Objective:
Print exactly what lies from the line with "Write the matplotlib code for this chart." down to the line with "axis_end_y = 356", counting both of those lines, but not the pictures.

Record extracts:
··········

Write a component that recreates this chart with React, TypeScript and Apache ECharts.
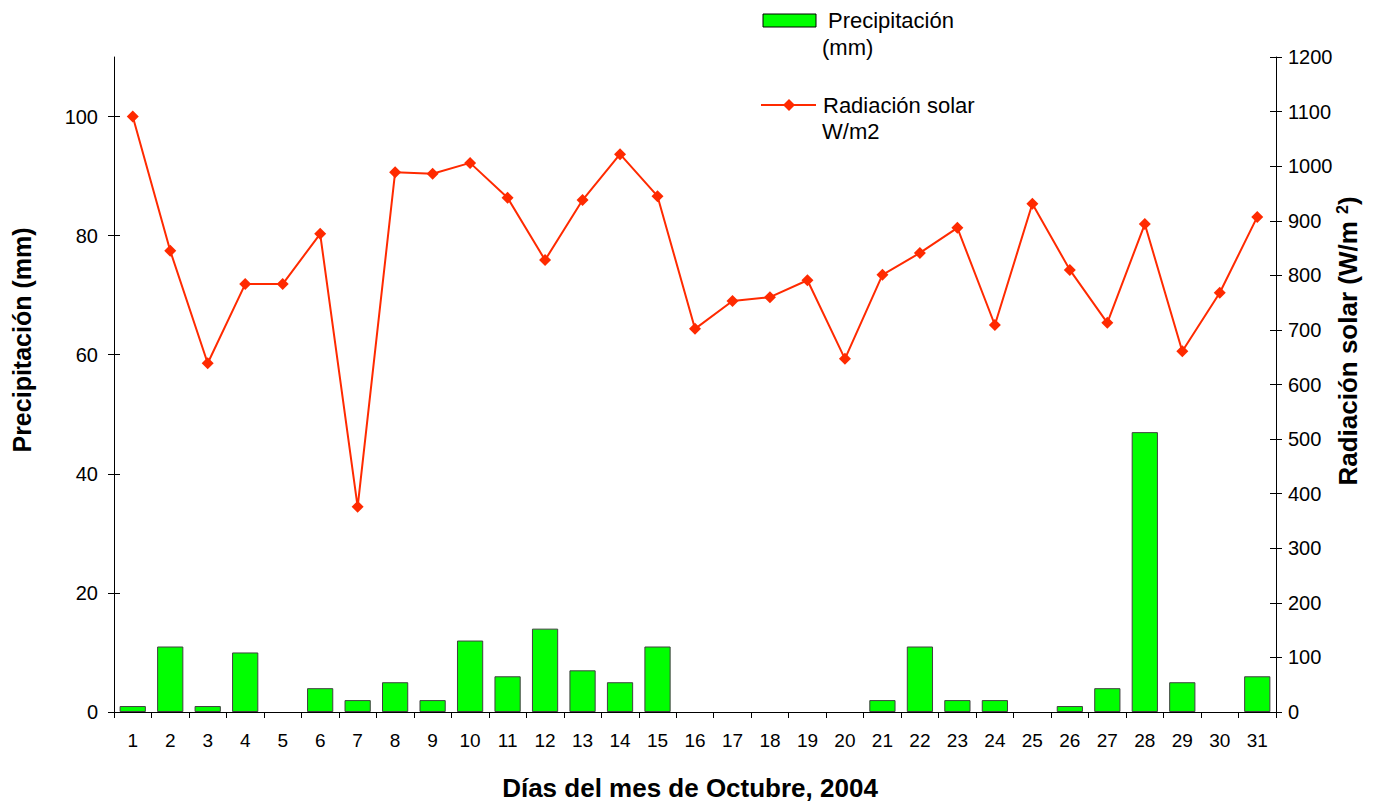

··········

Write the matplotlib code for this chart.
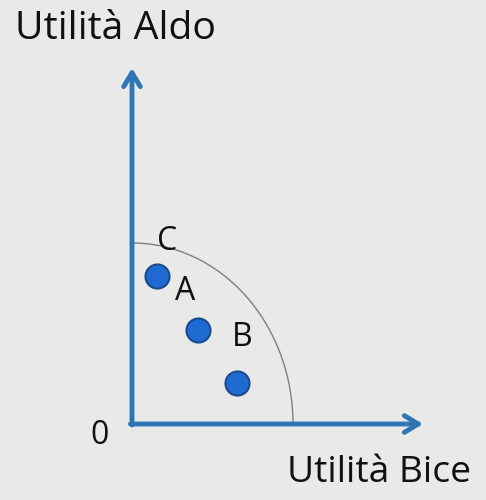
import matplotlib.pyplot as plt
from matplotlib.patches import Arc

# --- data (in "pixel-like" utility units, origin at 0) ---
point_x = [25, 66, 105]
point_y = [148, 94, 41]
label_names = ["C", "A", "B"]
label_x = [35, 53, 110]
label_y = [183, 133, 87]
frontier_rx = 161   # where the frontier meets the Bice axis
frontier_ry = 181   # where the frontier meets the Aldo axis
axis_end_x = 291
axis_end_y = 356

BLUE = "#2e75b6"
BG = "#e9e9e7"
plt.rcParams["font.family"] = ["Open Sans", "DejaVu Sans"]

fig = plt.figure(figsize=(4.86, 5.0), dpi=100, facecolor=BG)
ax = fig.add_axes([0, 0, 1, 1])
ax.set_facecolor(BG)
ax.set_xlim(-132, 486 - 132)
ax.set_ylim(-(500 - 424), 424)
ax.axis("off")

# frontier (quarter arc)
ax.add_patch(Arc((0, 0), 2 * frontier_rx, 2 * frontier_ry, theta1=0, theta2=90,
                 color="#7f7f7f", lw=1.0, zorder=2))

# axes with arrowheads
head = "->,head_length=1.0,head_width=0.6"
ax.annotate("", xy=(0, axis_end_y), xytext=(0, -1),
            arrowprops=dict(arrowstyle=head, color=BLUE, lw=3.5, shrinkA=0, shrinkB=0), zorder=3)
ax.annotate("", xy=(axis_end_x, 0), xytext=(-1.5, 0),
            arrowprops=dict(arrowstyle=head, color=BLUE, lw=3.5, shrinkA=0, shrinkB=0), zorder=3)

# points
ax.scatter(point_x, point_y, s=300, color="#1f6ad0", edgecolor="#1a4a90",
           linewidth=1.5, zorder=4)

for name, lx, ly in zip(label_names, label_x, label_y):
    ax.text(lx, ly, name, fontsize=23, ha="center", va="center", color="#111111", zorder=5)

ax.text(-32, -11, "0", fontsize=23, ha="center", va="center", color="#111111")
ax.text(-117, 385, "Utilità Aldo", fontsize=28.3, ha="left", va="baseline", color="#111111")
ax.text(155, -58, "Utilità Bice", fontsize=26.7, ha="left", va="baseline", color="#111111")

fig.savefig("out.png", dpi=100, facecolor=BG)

··········

Exercise output:
Write the matplotlib code for this chart.
import matplotlib.pyplot as plt
from matplotlib.patches import Arc

# --- data (in "pixel-like" utility units, origin at 0) ---
point_x = [25, 66, 105]
point_y = [148, 94, 41]
label_names = ["C", "A", "B"]
label_x = [35, 53, 110]
label_y = [183, 133, 87]
frontier_rx = 161   # where the frontier meets the Bice axis
frontier_ry = 181   # where the frontier meets the Aldo axis
axis_end_x = 291
axis_end_y = 356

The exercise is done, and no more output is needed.